This is a simple CSV (Comma Separated Value) ASCII text file parser implemented as a C++ class. It can operate in two modes.
- Parse all data in the input file line by line.
- Index the file to make it possible to extract and parse individual rows or columns
Method 1 is suitable if you want to parse all data in the file.
Method 2 is suitable if you have a large data sets and only want to extract (and parse) one or a few specific columns or rows.
- Cross platform (only tested on Linux and Windows (MinGW))
- Supports both LF and CRLF end-of-line characters.
- You can specify a "comment" character, to make the parser ignore initial lines beginning with that character.
- You can specify the number of initial lines to skip.

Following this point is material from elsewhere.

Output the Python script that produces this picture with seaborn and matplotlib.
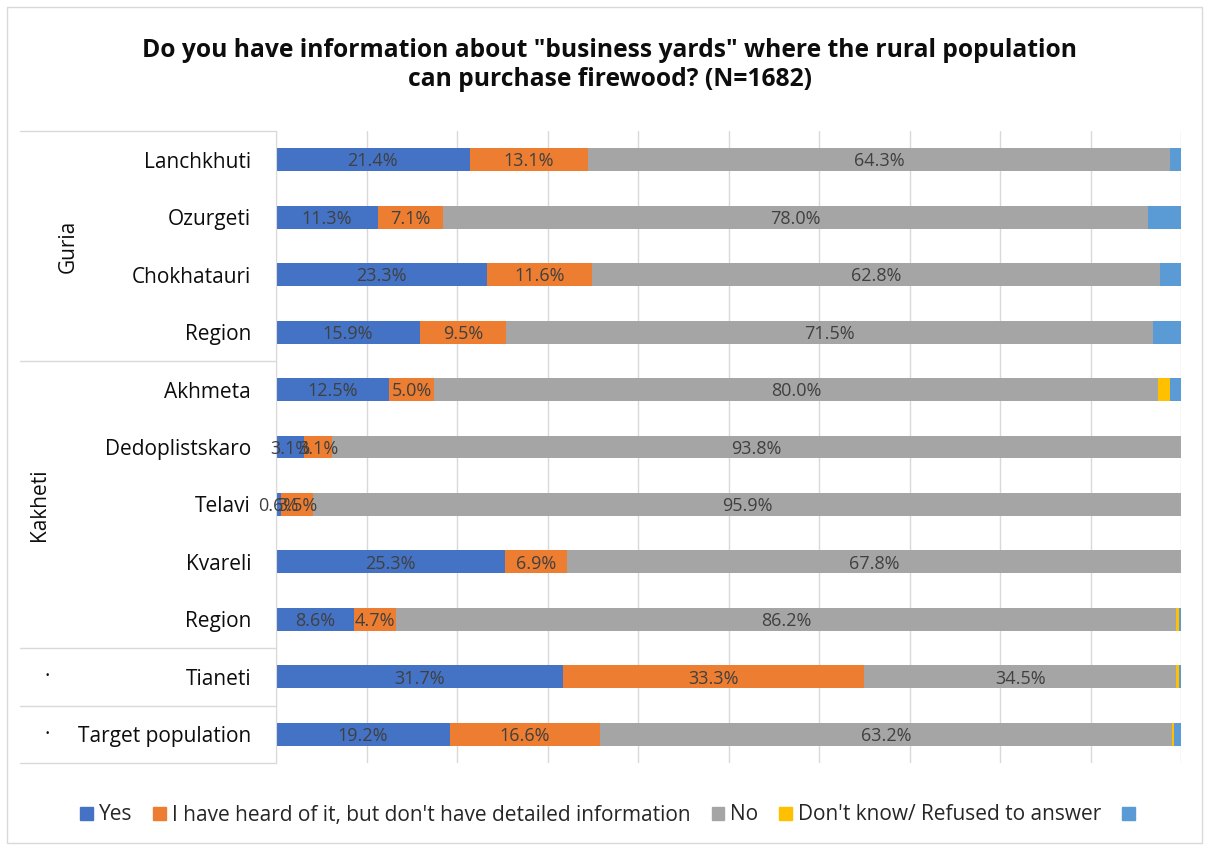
import pandas as pd
import matplotlib.pyplot as plt
import matplotlib.patches as mpatches
import seaborn as sns

# Data (percent)
rows = ['Lanchkhuti', 'Ozurgeti', 'Chokhatauri', 'Region',
        'Akhmeta', 'Dedoplistskaro', 'Telavi', 'Kvareli', 'Region',
        'Tianeti', 'Target population']
yes = [21.4, 11.3, 23.3, 15.9, 12.5, 3.1, 0.6, 25.3, 8.6, 31.7, 19.2]
heard = [13.1, 7.1, 11.6, 9.5, 5.0, 3.1, 3.5, 6.9, 4.7, 33.3, 16.6]
no = [64.3, 78.0, 62.8, 71.5, 80.0, 93.8, 95.9, 67.8, 86.2, 34.5, 63.2]
dont_know = [0.0, 0.0, 0.0, 0.0, 1.3, 0.0, 0.0, 0.0, 0.3, 0.3, 0.2]
other = [1.2, 3.6, 2.3, 3.1, 1.2, 0.0, 0.0, 0.0, 0.2, 0.2, 0.8]

series_names = ['Yes', "I have heard of it, but don't have detailed information",
                'No', "Don't know/ Refused to answer", '']
series_colors = ['#4472C4', '#ED7D31', '#A5A5A5', '#FFC000', '#5B9BD5']

groups = ['Guria', 'Kakheti', '·', '·']
group_sizes = [4, 5, 1, 1]

sns.set_style('white')
plt.rcParams['font.family'] = ['Open Sans', 'DejaVu Sans']

df = pd.DataFrame({'row': [f'r{i}' for i in range(len(rows))],
                   'yes': yes, 'heard': heard, 'no': no,
                   'dont_know': dont_know, 'other': other})
cols = ['yes', 'heard', 'no', 'dont_know', 'other']
cum = df[cols].cumsum(axis=1)

fig = plt.figure(figsize=(12.09, 8.5), dpi=100)
ax = fig.add_axes([276 / 1209, 1 - 763 / 850, 905 / 1209, 632 / 850])

# stacked bars: draw cumulative totals from the last series back to the first
for col, color in reversed(list(zip(cols, series_colors))):
    sns.barplot(x=cum[col], y=df['row'], order=df['row'], color=color,
                saturation=1, width=0.4, orient='h', errorbar=None,
                linewidth=0, ax=ax)

# data labels for the first three series
for i in range(len(rows)):
    for col in cols[:3]:
        v = df.loc[i, col]
        ax.text(cum.loc[i, col] - v / 2, i + 0.03, f'{v:.1f}%', ha='center',
                va='center', fontsize=13, color='#404040')

ax.set_xlim(0, 100)
ax.set_ylim(len(rows) - 0.5, -0.5)
ax.set_xticks(range(0, 101, 10))
ax.set_xticklabels([])
ax.set_yticks(range(len(rows)))
ax.set_yticklabels(rows, fontsize=15, color='#0D0D0D')
ax.tick_params(axis='y', length=0, pad=18)
ax.tick_params(axis='x', length=0)
ax.set_xlabel('')
ax.set_ylabel('')
ax.grid(axis='x', color='#D9D9D9', linewidth=1)
ax.set_axisbelow(True)
for s in ['top', 'right', 'bottom']:
    ax.spines[s].set_visible(False)
ax.spines['left'].set_color('#D9D9D9')

# multi-level category axis: group separators and labels
trans = ax.get_yaxis_transform()
x0 = (20 - 276) / 905
edge = -0.5
ax.plot([x0, 0], [edge, edge], color='#D9D9D9', lw=1, transform=trans, clip_on=False)
group_x = [(68 - 276) / 905, (40 - 276) / 905, (47 - 276) / 905, (47 - 276) / 905]
for name, size, gx in zip(groups, group_sizes, group_x):
    mid = edge + size / 2
    edge += size
    ax.plot([x0, 0], [edge, edge], color='#D9D9D9', lw=1, transform=trans, clip_on=False)
    rot = 90 if name != '·' else 0
    ax.text(gx, mid, name, rotation=rot, ha='center', va='center',
            fontsize=15, color='#0D0D0D', transform=trans)

fig.text(0.5045, 1 - 65 / 850,
         'Do you have information about "business yards" where the rural population\n'
         'can purchase firewood? (N=1682)',
         ha='center', va='center', fontsize=17.7, fontweight='bold',
         linespacing=1.25, color='#0D0D0D')

handles = [mpatches.Patch(color=c) for c in series_colors]
fig.legend(handles, series_names, loc='center', bbox_to_anchor=(0.505, 1 - 815 / 850),
           ncol=5, frameon=False, fontsize=15, handlelength=0.6, handleheight=0.6,
           handletextpad=0.3, columnspacing=1.0)

fig.patches.append(mpatches.Rectangle((7 / 1209, 7 / 850), 1195 / 1209, 836 / 850,
                                      transform=fig.transFigure, fill=False,
                                      edgecolor='#D9D9D9', linewidth=1))

fig.savefig('out.png', dpi=100, facecolor='white')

- You can chose what separator character to use.
- The parser can also automatically detect which separator character to use (based on supplied alternatives)
- Indexing allows you to count the number of rows and columns before extracting data. This allows you to reserve memory before extraction and parsing begins.
- You can extract (and parse) individual rows or columns (if file has been indexed).
- Template functions allow you to extract data and parse it as a specific type directly, instead of first extracting as string and then converting in an additional step.
- A header row or column can be specified and extracted.
- Leading and trailing white-spaces can be trimmed (optional) while parsing data as strings.
- Error handling is limited, it is assumed that no read errors on the file occur.
- The data file must be "well formed" the same separator character must be used in the entire file.
- The parser does not yet support "enclosure". A way to enclose text containing the separator character without it being interpreted as a separator.
- Supports only CRLF or LF EOL characters.
- Only supports ASCII input (no Unicode support).
This code is released under the Simplified BSD license. See the LICENSE file for details
Type conversion is done using specialized template converter functions, see IndexingCSVParserImpl.hpp for details. Support for new types need a new template specialization for that type. Currently the following type conversions are implemented:
- float
- double
- int
- unsigned int
- long int
- unsigned long int
- std::string
If you define INDCSVP_REPLACEDECIMALCOMMA before including the IndexingCSVParser.h header, the library will automatically replace decimal mark ',' with '.' during conversion to double values. This makes it possible to parse numeric CSV files exported from some programs under some specific locale settings, even if your application uses for example the C locale.
The library is written in plain C++ 98 (tests require C++ 11) and uses CMake for the build system to produce a static library. You can also choose to include the source code files directly into your project. Just copy the include and src directories.
See the example/main.cpp file for usage example, and read the Doxygen comments in the code (cpp files).